*THE TASK:*
Restate the data below word for word. Skip any images it contains.

*COLLECTED DATA:*
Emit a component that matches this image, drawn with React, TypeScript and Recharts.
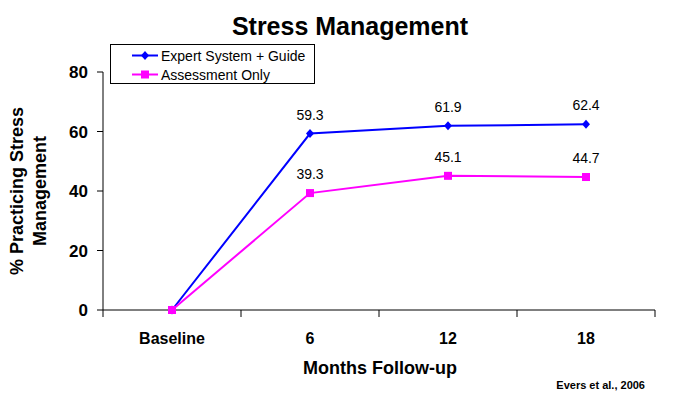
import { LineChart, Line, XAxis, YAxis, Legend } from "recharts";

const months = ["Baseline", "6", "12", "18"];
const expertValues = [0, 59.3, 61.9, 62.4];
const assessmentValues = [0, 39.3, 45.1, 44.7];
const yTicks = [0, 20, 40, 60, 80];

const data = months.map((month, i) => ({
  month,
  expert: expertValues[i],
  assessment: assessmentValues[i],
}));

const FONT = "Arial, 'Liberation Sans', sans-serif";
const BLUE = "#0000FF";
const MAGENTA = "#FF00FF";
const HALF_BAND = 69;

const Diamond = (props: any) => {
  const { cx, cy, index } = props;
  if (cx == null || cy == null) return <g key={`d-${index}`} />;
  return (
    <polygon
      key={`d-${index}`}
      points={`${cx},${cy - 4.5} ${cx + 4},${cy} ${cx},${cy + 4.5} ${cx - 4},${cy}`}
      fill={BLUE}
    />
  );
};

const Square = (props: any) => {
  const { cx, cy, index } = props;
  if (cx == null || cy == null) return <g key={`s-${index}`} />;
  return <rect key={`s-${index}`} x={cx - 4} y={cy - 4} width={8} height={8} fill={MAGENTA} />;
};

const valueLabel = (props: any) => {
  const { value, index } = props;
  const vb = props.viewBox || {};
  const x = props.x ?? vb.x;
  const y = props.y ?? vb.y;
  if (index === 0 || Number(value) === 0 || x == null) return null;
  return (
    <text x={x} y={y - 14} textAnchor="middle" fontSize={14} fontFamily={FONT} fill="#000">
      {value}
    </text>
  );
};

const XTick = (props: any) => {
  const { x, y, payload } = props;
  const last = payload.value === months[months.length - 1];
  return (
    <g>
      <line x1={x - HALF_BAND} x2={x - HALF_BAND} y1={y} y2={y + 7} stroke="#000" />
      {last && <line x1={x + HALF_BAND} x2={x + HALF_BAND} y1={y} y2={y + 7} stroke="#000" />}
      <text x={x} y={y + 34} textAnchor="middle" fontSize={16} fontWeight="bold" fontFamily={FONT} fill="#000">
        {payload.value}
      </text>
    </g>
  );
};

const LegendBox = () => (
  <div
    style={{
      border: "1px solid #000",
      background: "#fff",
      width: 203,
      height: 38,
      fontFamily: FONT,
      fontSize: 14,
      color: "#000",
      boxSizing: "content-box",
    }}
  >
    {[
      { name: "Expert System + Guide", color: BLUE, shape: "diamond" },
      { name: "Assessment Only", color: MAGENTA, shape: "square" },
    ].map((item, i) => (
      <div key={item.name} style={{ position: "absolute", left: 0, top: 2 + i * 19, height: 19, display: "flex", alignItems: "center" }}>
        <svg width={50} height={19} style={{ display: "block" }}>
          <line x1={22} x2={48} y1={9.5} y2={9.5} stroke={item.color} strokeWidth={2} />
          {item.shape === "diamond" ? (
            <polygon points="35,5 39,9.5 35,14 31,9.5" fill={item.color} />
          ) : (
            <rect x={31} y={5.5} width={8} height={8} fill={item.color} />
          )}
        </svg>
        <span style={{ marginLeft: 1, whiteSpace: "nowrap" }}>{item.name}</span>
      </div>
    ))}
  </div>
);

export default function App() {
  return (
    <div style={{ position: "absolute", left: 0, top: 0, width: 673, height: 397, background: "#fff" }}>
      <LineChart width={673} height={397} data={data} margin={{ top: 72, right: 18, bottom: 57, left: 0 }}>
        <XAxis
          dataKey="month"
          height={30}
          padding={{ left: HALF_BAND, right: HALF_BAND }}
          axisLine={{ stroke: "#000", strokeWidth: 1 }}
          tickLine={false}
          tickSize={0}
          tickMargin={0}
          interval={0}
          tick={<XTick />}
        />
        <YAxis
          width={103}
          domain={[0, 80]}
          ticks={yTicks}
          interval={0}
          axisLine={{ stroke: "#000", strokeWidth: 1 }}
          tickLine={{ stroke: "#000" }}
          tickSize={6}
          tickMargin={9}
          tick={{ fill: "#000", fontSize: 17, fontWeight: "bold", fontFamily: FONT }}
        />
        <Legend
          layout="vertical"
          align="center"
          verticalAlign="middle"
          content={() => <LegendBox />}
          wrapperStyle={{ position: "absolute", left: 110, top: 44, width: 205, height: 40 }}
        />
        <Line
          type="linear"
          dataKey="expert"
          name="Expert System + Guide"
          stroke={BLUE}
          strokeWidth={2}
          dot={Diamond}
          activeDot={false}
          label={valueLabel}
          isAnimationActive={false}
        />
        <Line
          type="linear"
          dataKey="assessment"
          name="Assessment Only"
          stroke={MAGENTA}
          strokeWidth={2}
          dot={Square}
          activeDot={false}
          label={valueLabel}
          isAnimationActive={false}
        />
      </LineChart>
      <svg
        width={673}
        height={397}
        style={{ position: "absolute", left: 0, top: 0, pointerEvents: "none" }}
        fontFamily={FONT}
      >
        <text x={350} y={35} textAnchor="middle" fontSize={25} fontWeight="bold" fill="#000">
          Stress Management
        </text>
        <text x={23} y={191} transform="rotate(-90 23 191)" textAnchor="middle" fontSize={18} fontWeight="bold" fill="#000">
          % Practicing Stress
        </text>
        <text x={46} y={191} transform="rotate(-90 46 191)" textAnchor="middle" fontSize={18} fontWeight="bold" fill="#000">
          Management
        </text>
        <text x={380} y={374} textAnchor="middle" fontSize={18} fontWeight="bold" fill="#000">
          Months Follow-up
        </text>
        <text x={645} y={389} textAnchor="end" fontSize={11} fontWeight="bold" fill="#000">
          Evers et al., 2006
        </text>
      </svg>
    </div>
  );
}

*COMPLETED TASK:*
Emit a component that matches this image, drawn with React, TypeScript and Recharts.
import { LineChart, Line, XAxis, YAxis, Legend } from "recharts";

const months = ["Baseline", "6", "12", "18"];
const expertValues = [0, 59.3, 61.9, 62.4];
const assessmentValues = [0, 39.3, 45.1, 44.7];
const yTicks = [0, 20, 40, 60, 80];

const data = months.map((month, i) => ({
  month,
  expert: expertValues[i],
  assessment: assessmentValues[i],
}));

const FONT = "Arial, 'Liberation Sans', sans-serif";
const BLUE = "#0000FF";
const MAGENTA = "#FF00FF";
const HALF_BAND = 69;

const Diamond = (props: any) => {
  const { cx, cy, index } = props;
  if (cx == null || cy == null) return <g key={`d-${index}`} />;
  return (
    <polygon
      key={`d-${index}`}
      points={`${cx},${cy - 4.5} ${cx + 4},${cy} ${cx},${cy + 4.5} ${cx - 4},${cy}`}
      fill={BLUE}
    />
  );
};

const Square = (props: any) => {
  const { cx, cy, index } = props;
  if (cx == null || cy == null) return <g key={`s-${index}`} />;
  return <rect key={`s-${index}`} x={cx - 4} y={cy - 4} width={8} height={8} fill={MAGENTA} />;
};

const valueLabel = (props: any) => {
  const { value, index } = props;
  const vb = props.viewBox || {};
  const x = props.x ?? vb.x;
  const y = props.y ?? vb.y;
  if (index === 0 || Number(value) === 0 || x == null) return null;
  return (
    <text x={x} y={y - 14} textAnchor="middle" fontSize={14} fontFamily={FONT} fill="#000">
      {value}
    </text>
  );
};

const XTick = (props: any) => {
  const { x, y, payload } = props;
  const last = payload.value === months[months.length - 1];
  return (
    <g>
      <line x1={x - HALF_BAND} x2={x - HALF_BAND} y1={y} y2={y + 7} stroke="#000" />
      {last && <line x1={x + HALF_BAND} x2={x + HALF_BAND} y1={y} y2={y + 7} stroke="#000" />}
      <text x={x} y={y + 34} textAnchor="middle" fontSize={16} fontWeight="bold" fontFamily={FONT} fill="#000">
        {payload.value}
      </text>
    </g>
  );
};

const LegendBox = () => (
  <div
    style={{
      border: "1px solid #000",
      background: "#fff",
      width: 203,
      height: 38,
      fontFamily: FONT,
      fontSize: 14,
      color: "#000",
      boxSizing: "content-box",
    }}
  >
    {[
      { name: "Expert System + Guide", color: BLUE, shape: "diamond" },
      { name: "Assessment Only", color: MAGENTA, shape: "square" },
    ].map((item, i) => (
      <div key={item.name} style={{ position: "absolute", left: 0, top: 2 + i * 19, height: 19, display: "flex", alignItems: "center" }}>
        <svg width={50} height={19} style={{ display: "block" }}>
          <line x1={22} x2={48} y1={9.5} y2={9.5} stroke={item.color} strokeWidth={2} />
          {item.shape === "diamond" ? (
            <polygon points="35,5 39,9.5 35,14 31,9.5" fill={item.color} />
          ) : (
            <rect x={31} y={5.5} width={8} height={8} fill={item.color} />
          )}
        </svg>
        <span style={{ marginLeft: 1, whiteSpace: "nowrap" }}>{item.name}</span>
      </div>
    ))}
  </div>
);

export default function App() {
  return (
    <div style={{ position: "absolute", left: 0, top: 0, width: 673, height: 397, background: "#fff" }}>
      <LineChart width={673} height={397} data={data} margin={{ top: 72, right: 18, bottom: 57, left: 0 }}>
        <XAxis
          dataKey="month"
          height={30}
          padding={{ left: HALF_BAND, right: HALF_BAND }}
          axisLine={{ stroke: "#000", strokeWidth: 1 }}
          tickLine={false}
          tickSize={0}
          tickMargin={0}
          interval={0}
          tick={<XTick />}
        />
        <YAxis
          width={103}
          domain={[0, 80]}
          ticks={yTicks}
          interval={0}
          axisLine={{ stroke: "#000", strokeWidth: 1 }}
          tickLine={{ stroke: "#000" }}
          tickSize={6}
          tickMargin={9}
          tick={{ fill: "#000", fontSize: 17, fontWeight: "bold", fontFamily: FONT }}
        />
        <Legend
          layout="vertical"
          align="center"
          verticalAlign="middle"
          content={() => <LegendBox />}
          wrapperStyle={{ position: "absolute", left: 110, top: 44, width: 205, height: 40 }}
        />
        <Line
          type="linear"
          dataKey="expert"
          name="Expert System + Guide"
          stroke={BLUE}
          strokeWidth={2}
          dot={Diamond}
          activeDot={false}
          label={valueLabel}
          isAnimationActive={false}
        />
        <Line
          type="linear"
          dataKey="assessment"
          name="Assessment Only"
          stroke={MAGENTA}
          strokeWidth={2}
          dot={Square}
          activeDot={false}
          label={valueLabel}
          isAnimationActive={false}
        />
      </LineChart>
      <svg
        width={673}
        height={397}
        style={{ position: "absolute", left: 0, top: 0, pointerEvents: "none" }}
        fontFamily={FONT}
      >
        <text x={350} y={35} textAnchor="middle" fontSize={25} fontWeight="bold" fill="#000">
          Stress Management
        </text>
        <text x={23} y={191} transform="rotate(-90 23 191)" textAnchor="middle" fontSize={18} fontWeight="bold" fill="#000">
          % Practicing Stress
        </text>
        <text x={46} y={191} transform="rotate(-90 46 191)" textAnchor="middle" fontSize={18} fontWeight="bold" fill="#000">
          Management
        </text>
        <text x={380} y={374} textAnchor="middle" fontSize={18} fontWeight="bold" fill="#000">
          Months Follow-up
        </text>
        <text x={645} y={389} textAnchor="end" fontSize={11} fontWeight="bold" fill="#000">
          Evers et al., 2006
        </text>
      </svg>
    </div>
  );
}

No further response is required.